Part of the ongoing Verse Quick Reference project.
Gen 15:13 Then the LORD said to Abram, “Know for certain that your offspring will be sojourners in a land that is not theirs and will be servants there, and they will be afflicted for four hundred years.
Gen 15:13 Then the LORD said to Abram, “Know for certain that your offspring will be sojourners in a land that is not theirs and will be servants there, and they will be afflicted for four hundred years.
Genesis 15:13 reads as if God is foretelling the future. God tells Abraham both that his offspring will be oppressed and adds a timeframe. If this is just a general foretelling of the future, it serves as evidence that God has omniscience of future events (especially if firm time frames are used).
In Genesis 15:13, God explains to Abram (Abraham) that his decedents will be “afflicted” for 400 years. The context of this is Abraham wondering how God will prove to him that he will have decedents as numerous as the stars. In the text, God has Abraham gather animals for sacrifice, and then Abraham passes out and goes into this vision.
This vision is possibly meant to calm Abraham’s fears that his lineage would be cut off. God’s assures that both Abraham’s decedents will be alive for 400 years and under foreign rule for this same timeframe. These facts seem to be presented to alleviate Abraham’s fears.
God could be offering Egypt (or another foreign nation) as protection of Abraham’s family, as Abraham’s decedents multiply. That might be the purpose of this prophecy. This is in fact what happens, as Israel multiplies at so fast a rate that a future Pharaoh attempts to cull their newborns.
If this is the case, then the foretelling of the future is actually a prophecy that God fulfills in order to bread Israel into a mighty nation. God would be able to do this through His own power.
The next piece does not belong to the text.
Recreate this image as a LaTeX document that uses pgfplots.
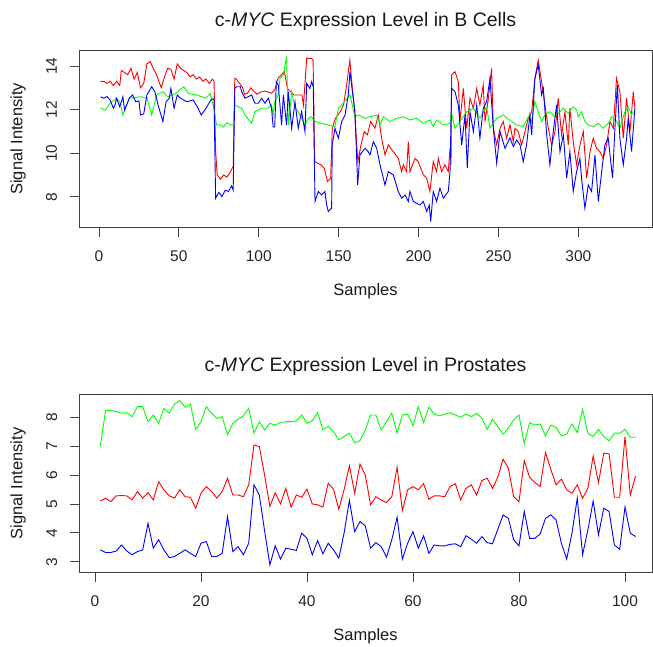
\documentclass[border=0pt]{standalone}
\usepackage{fontspec}
\setmainfont{Liberation Sans}
\usepackage{pgfplots}
\pgfplotsset{compat=1.18}
\definecolor{rred}{RGB}{255,0,0}
\definecolor{rgreen}{RGB}{0,255,0}
\definecolor{rblue}{RGB}{0,0,255}
\pgfplotsset{
  rpanel/.style={
    scale only axis, width=573pt,
    axis line style={black!75, line width=0.8pt},
    tick align=outside, xtick pos=bottom, ytick pos=left,
    major tick length=9pt,
    tick style={black!75, line width=0.8pt},
    minor tick num=0,
    /pgf/number format/assume math mode=true,
    ticklabel style={font=\fontsize{15.5}{18}\selectfont, text=black!85},
    xticklabel style={anchor=north, inner sep=0pt},
    yticklabel style={rotate=90, anchor=base, inner sep=0pt},
    xticklabel shift=14pt,
    yticklabel shift=13pt,
    label style={font=\fontsize{16.5}{19}\selectfont, text=black!90},
    xlabel style={at={([yshift=-64pt]axis description cs:0.5,0)}, anchor=center},
    ylabel style={at={([xshift=-61pt]axis description cs:0,0.5)}, anchor=center},
    title style={at={([yshift=17pt]axis description cs:0.5,1)}, anchor=base, font=\fontsize{19.5}{23}\selectfont, text=black!90},
    xlabel={Samples}, ylabel={Signal Intensity},
    every axis plot/.append style={line width=0.9pt, mark=none},
  }
}
\begin{document}
\begin{tikzpicture}[x=1pt,y=1pt]
\useasboundingbox (0,0) rectangle (653,646);
% ---------------- top panel ----------------
\begin{axis}[rpanel, at={(79pt,418.3pt)}, anchor=south west, height=177.7pt,
  xmin=-12.5, xmax=346.1, ymin=6.577, ymax=14.735,
  xtick={0,50,100,150,200,250,300}, ytick={8,10,12,14},
  title={c-\textit{MYC} Expression Level in B Cells}]
\addplot[rred] coordinates {(1,13.28)(3,13.3)(5,13.2)(7,13.3)(9,13.1)(11,13.3)(13,13.1)(14,13.8)(16,13.7)(18,13.6)(20,13.9)(22,13.4)(24,13.7)(26,13.0)(28,13.2)(30,14.1)(32,14.2)(34,13.9)(36,13.6)(38,13.2)(39,13.0)(41,13.5)(43,13.9)(45,13.85)(47,13.4)(49,14.1)(51,13.9)(53,13.8)(55,13.7)(57,13.5)(59,13.6)(61,13.4)(63,13.5)(65,13.3)(67,13.4)(69,13.2)(71,13.4)(72,13.3)(73,10.1)(74,9.0)(76,8.8)(78,9.0)(80,8.9)(82,9.1)(84,9.4)(85,13.43)(86,13.4)(88,13.2)(90,13.0)(91,12.7)(93,12.75)(95,13.0)(96,12.9)(99,12.7)(101,12.8)(104,12.85)(108,12.75)(110,12.9)(112,13.43)(116,13.74)(118,12.97)(122,12.67)(127,12.67)(128,12.2)(130,14.35)(133,14.35)(134,14.27)(135,9.61)(139,9.46)(141,9.3)(143,8.7)(145,8.85)(146,11.14)(148,11.6)(151,11.9)(153,12.2)(155,13.13)(157,14.27)(158,13.43)(160,11.9)(162,9.61)(164,10.38)(166,10.99)(168,10.84)(170,11.45)(172.7,11.14)(174.8,11.75)(176.9,10.68)(179,9.92)(181.1,10.38)(184.2,10.07)(187.3,9.76)(189.4,9.15)(190.5,9.46)(192.5,9.15)(193.6,10.53)(194.6,9.15)(197.8,9.76)(199.8,9.61)(203,9.0)(205.1,8.85)(207.1,8.24)(209.2,9.61)(211.3,9.15)(212.4,9.76)(214.4,9.15)(216.5,9.46)(218.6,9.15)(219.7,10.22)(220.3,9.46)(220.7,13.59)(222.8,13.74)(224.9,13.28)(225.9,11.45)(228,12.97)(230.1,11.14)(232.2,12.52)(234.3,12.06)(236.4,12.97)(238.4,12.21)(240.5,13.13)(241.6,11.45)(243.7,12.52)(245.7,13.89)(246.8,11.14)(248.9,10.38)(251,11.14)(253,11.45)(255.1,10.68)(257.2,11.3)(259.3,10.53)(260.3,11.14)(262.4,10.99)(264.5,10.38)(266.6,10.99)(268.7,11.6)(270.8,11.9)(272.8,13.43)(274.9,14.27)(277,13.28)(279.1,12.21)(281.2,11.14)(283.3,10.38)(285.4,10.99)(287.4,12.52)(289.5,10.84)(291.6,11.9)(293.7,10.38)(294.7,12.06)(296.8,10.53)(298.9,9.46)(301,10.38)(303.1,10.99)(305.2,8.85)(307.3,10.07)(309.3,10.68)(311.4,10.22)(313.5,10.07)(315.6,9.76)(317.7,10.38)(319.8,11.45)(321.9,11.14)(323.9,13.43)(326,12.82)(328.1,10.68)(330.2,12.52)(332.3,10.99)(334.4,12.82)(335.4,12.06)};
\addplot[rgreen] coordinates {(1,12.06)(4,11.98)(7,12.29)(11,12.52)(13,12.36)(15,11.75)(19,12.52)(26,12.59)(30,12.52)(33,11.75)(36,12.67)(40,12.82)(43,12.59)(48,12.74)(53,13.05)(56,12.74)(61,12.67)(67,12.52)(69.5,12.74)(71.5,12.21)(73.6,11.29)(76,11.3)(78,11.2)(80,11.4)(82,11.3)(84,11.3)(85,12.21)(87,12.13)(89.3,12.06)(91.4,11.75)(95.5,11.37)(97.6,11.9)(101.8,12.06)(106,12.06)(108,12.21)(109,11.75)(110,12.36)(112.2,12.67)(113.3,13.43)(115.4,13.59)(117.4,14.43)(118.5,11.29)(120.6,12.82)(122.7,12.06)(124.7,11.9)(128.9,11.29)(131,11.6)(133,11.67)(135.2,11.45)(139.3,11.37)(143.5,11.29)(147.7,11.22)(149.8,12.06)(151.9,12.21)(157.1,12.67)(160.2,11.67)(162.3,11.75)(166.5,11.6)(169.6,11.67)(173.8,11.75)(175.9,11.29)(178,11.67)(182.1,11.45)(186.3,11.6)(190.5,11.67)(194.6,11.52)(198.8,11.6)(203,11.37)(207.1,11.52)(209.2,11.22)(211.3,11.52)(215.5,11.29)(219.7,11.37)(220.7,11.83)(222.8,11.14)(225.9,11.45)(230.1,11.9)(234.3,12.06)(238.4,11.6)(242.6,12.13)(244.7,11.14)(248.9,11.6)(253,11.75)(257.2,11.5)(261.4,11.29)(265.5,11.22)(268.7,11.67)(270.8,11.45)(272.8,12.36)(274.9,11.9)(277,11.45)(279.1,11.75)(282.2,11.9)(285.4,11.67)(290.6,12.06)(293.7,11.83)(296.8,12.13)(298.9,11.98)(300,11.67)(302,11.9)(304.1,11.45)(306.2,11.29)(309.3,11.22)(312.5,11.37)(315.6,11.14)(318.7,11.37)(320.8,11.67)(323.9,11.45)(326,11.14)(329.2,11.9)(331.2,12.13)(333.3,11.75)(335.4,11.98)};
\addplot[rblue] coordinates {(1,12.59)(3,12.52)(5,12.6)(7,12.44)(9,12.06)(10,12.2)(11,12.52)(13,12.13)(15,12.59)(16,11.98)(19,12.52)(21,12.67)(23,12.36)(25,12.4)(26,11.75)(28,11.8)(30,12.67)(33,13.05)(35,12.82)(37,12.21)(40,11.45)(42,12.36)(44,12.52)(45,12.97)(47,12.06)(49,12.67)(51,12.52)(55,12.36)(59,12.44)(62,12.06)(64,11.75)(67,12.06)(70,12.44)(72,12.5)(73,7.93)(75,8.2)(77,8.0)(79,8.3)(81,8.24)(83,8.5)(84,8.3)(85,12.97)(86,13.05)(88.5,13.05)(89.3,12.82)(91.4,12.52)(95.5,12.67)(97.6,12.29)(99.7,12.29)(101.8,12.52)(103.9,12.29)(106,12.52)(108,12.06)(109,11.2)(110,11.2)(111,13.28)(112.2,13.13)(114.3,11.29)(115.4,12.67)(117.4,11.29)(118.5,12.82)(120.6,11.14)(122.7,12.36)(124.7,11.14)(126.8,11.9)(128.9,10.99)(130,13.2)(132,12.97)(133.1,13.28)(134.1,13.05)(135.2,7.78)(137.3,8.24)(139.3,8.08)(141.4,8.24)(142.5,7.62)(143.5,7.32)(145.6,7.47)(146,10.38)(147.7,11.14)(149.8,10.68)(151.9,11.45)(154,11.75)(156,12.67)(157.1,13.74)(158.1,13.13)(160.2,11.9)(161.9,8.54)(163.3,9.92)(166.5,10.22)(168.5,10.07)(169.6,9.92)(171.7,10.53)(173.8,10.22)(175.9,9.46)(179,8.54)(181.1,9.15)(184.2,9.0)(187.3,8.24)(189.4,7.93)(191.5,8.08)(193.6,7.78)(194.6,8.24)(196.7,7.78)(200.9,7.62)(203,7.78)(205.1,7.32)(206.7,7.62)(207.6,6.86)(209.2,8.24)(211.3,7.78)(213.4,8.39)(215.5,7.93)(218.6,8.24)(219.7,9.15)(220.7,12.97)(222.8,12.82)(224.9,12.21)(227,10.38)(229.1,11.75)(230.5,9.31)(232.2,11.9)(234.3,10.99)(236.4,12.21)(238.4,10.68)(240.5,12.06)(242.6,12.36)(244.7,13.43)(246.8,11.14)(248.9,9.53)(251,10.99)(254.1,10.22)(257.2,10.7)(259.3,10.3)(261.4,10.6)(263.5,10.38)(265.5,9.61)(267.6,10.38)(269.7,11.75)(270.8,10.84)(272.8,13.43)(274.9,14.05)(277,12.67)(278.1,12.97)(280.2,10.84)(282.2,9.46)(284.3,10.99)(286.4,12.21)(288.5,10.07)(290.6,10.84)(292.7,8.85)(294.7,10.07)(296.8,8.24)(298.9,9.15)(301,9.76)(302,8.85)(304.1,7.47)(306.2,8.54)(308.3,8.24)(310.4,9.92)(312.5,7.78)(314.6,9.15)(316.6,10.38)(318.7,10.68)(321.4,8.85)(322.9,11.14)(324.4,13.13)(326,10.68)(328.1,9.46)(330.2,10.68)(331.2,11.6)(333.3,10.07)(335.4,12.06)};
\end{axis}
% ---------------- bottom panel ----------------
\begin{axis}[rpanel, at={(79pt,73.3pt)}, anchor=south west, height=178.4pt,
  xmin=-3.02, xmax=105.1, ymin=2.619, ymax=8.796,
  xtick={0,20,40,60,80,100}, ytick={3,4,5,6,7,8},
  title={c-\textit{MYC} Expression Level in Prostates}]
\addplot[rgreen] coordinates {(1,6.99)(2,8.23)(3,8.23)(4,8.2)(5,8.14)(6,8.16)(7,8.02)(8,8.37)(9,8.37)(10,7.85)(11,8.08)(12,7.79)(13,8.31)(14,8.14)(15,8.46)(16,8.58)(17,8.35)(18,8.46)(19,7.58)(20,7.85)(21,8.37)(22,8.14)(23,7.96)(24,8.02)(25,7.39)(26,7.79)(27,7.93)(28,8.05)(29,8.31)(30,7.45)(31,7.85)(32,7.56)(33,7.79)(34,7.73)(35,7.82)(36,7.85)(37,7.85)(38,7.88)(39,8.08)(40,7.79)(41,7.88)(42,8.16)(43,7.56)(44,7.68)(45,7.5)(46,7.22)(47,7.33)(48,7.45)(49,7.12)(50,7.19)(51,7.56)(52,8.08)(53,8.08)(54,7.56)(55,7.85)(56,8.14)(57,7.45)(58,8.08)(59,8.11)(60,7.7)(61,8.37)(62,7.82)(63,8.35)(64,8.11)(65,8.05)(66,8.11)(67,8.16)(68,8.08)(69,8.0)(70,8.11)(71,8.02)(72,8.14)(73,7.96)(74,7.58)(75,7.93)(76,7.68)(77,7.42)(78,7.62)(79,7.91)(80,8.08)(81,7.08)(82,7.82)(83,7.73)(84,7.77)(85,7.35)(86,7.73)(87,7.65)(88,7.35)(89,7.42)(90,7.77)(91,7.47)(92,8.28)(93,7.45)(94,7.33)(95,7.58)(96,7.33)(97,7.19)(98,7.45)(99,7.45)(100,7.58)(101,7.31)(102,7.31)};
\addplot[rred] coordinates {(1,5.10)(2,5.2)(3,5.08)(4,5.28)(5,5.29)(6,5.28)(7,5.14)(8,5.43)(9,5.2)(10,5.39)(11,5.14)(12,5.77)(13,5.49)(14,5.28)(15,5.2)(16,5.49)(17,5.25)(18,5.23)(19,4.85)(20,5.37)(21,5.6)(22,5.43)(23,5.2)(24,5.43)(25,5.89)(26,5.31)(27,5.31)(28,5.25)(29,5.66)(30,7.04)(31,6.99)(32,6.0)(33,4.91)(34,5.39)(35,5.0)(36,5.54)(37,4.89)(38,5.31)(39,5.23)(40,5.51)(41,5.0)(42,4.97)(43,4.89)(44,5.72)(45,5.51)(46,4.82)(47,5.49)(48,6.32)(49,5.37)(50,6.38)(51,6.0)(52,4.97)(53,5.25)(54,5.14)(55,5.05)(56,5.25)(57,6.27)(58,4.77)(59,5.49)(60,5.6)(61,5.49)(62,5.7)(63,5.16)(64,5.28)(65,5.28)(66,5.25)(67,5.6)(68,5.7)(69,5.14)(70,5.54)(71,5.66)(72,5.31)(73,5.81)(74,5.89)(75,5.54)(76,5.92)(77,6.55)(78,6.24)(79,5.25)(80,5.08)(81,6.5)(82,5.92)(83,5.74)(84,5.6)(85,6.78)(86,6.2)(87,5.66)(88,5.86)(89,5.49)(90,5.37)(91,5.66)(92,5.2)(93,5.54)(94,6.66)(95,5.74)(96,6.76)(97,6.73)(98,5.23)(99,5.23)(100,7.33)(101,5.31)(102,5.97)};
\addplot[rblue] coordinates {(1,3.41)(2,3.32)(3,3.32)(4,3.37)(5,3.58)(6,3.37)(7,3.24)(8,3.35)(9,3.41)(10,4.33)(11,3.47)(12,3.76)(13,3.41)(14,3.14)(15,3.18)(16,3.29)(17,3.41)(18,3.29)(19,3.18)(20,3.64)(21,3.70)(22,3.18)(23,3.18)(24,3.29)(25,4.56)(26,3.35)(27,3.52)(28,3.24)(29,3.64)(30,5.66)(31,5.31)(32,4.07)(33,2.89)(34,3.55)(35,3.09)(36,3.47)(37,3.43)(38,3.39)(39,3.99)(40,3.81)(41,3.24)(42,3.73)(43,3.27)(44,3.64)(45,3.41)(46,3.12)(47,3.99)(48,5.12)(49,4.04)(50,4.39)(51,4.24)(52,3.47)(53,3.66)(54,3.52)(55,3.16)(56,3.76)(57,4.54)(58,3.09)(59,3.64)(60,4.04)(61,3.47)(62,3.9)(63,3.29)(64,3.58)(65,3.55)(66,3.55)(67,3.6)(68,3.62)(69,3.52)(70,3.9)(71,3.78)(72,3.64)(73,3.87)(74,3.66)(75,3.62)(76,4.12)(77,4.62)(78,4.5)(79,3.76)(80,3.55)(81,4.74)(82,3.81)(83,3.81)(84,3.96)(85,4.5)(86,4.62)(87,4.45)(88,3.64)(89,3.09)(90,3.99)(91,5.2)(92,3.24)(93,4.1)(94,5.1)(95,3.93)(96,4.85)(97,4.74)(98,3.58)(99,3.43)(100,4.89)(101,3.99)(102,3.87)};
\end{axis}
\end{tikzpicture}
\end{document}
If true, Genesis 15:13 is God promising protection rather than just telling visions of future events.
A few items of note. First, Israel is never “afflicted” for 400 years. The oppression described in Exodus 1 only starts within the generation in which Moses is born. Israel, then, only suffers about 80 years of slavery and oppression. Second, Exodus puts the timeframe in Egypt at 430 years (Exo 12:40). Each of these facts mean that the “prophecy” in Genesis 15:13 only came true in a loose sense. It is not as much a vision of the future, as a general prediction of the future. This prophecy is “fulfilled” in the sense that it generally was accurate, but a vision of the future would be expected to better predict the details.
This being the case, Genesis 15:13 is not good evidence that God has omniscience of future events.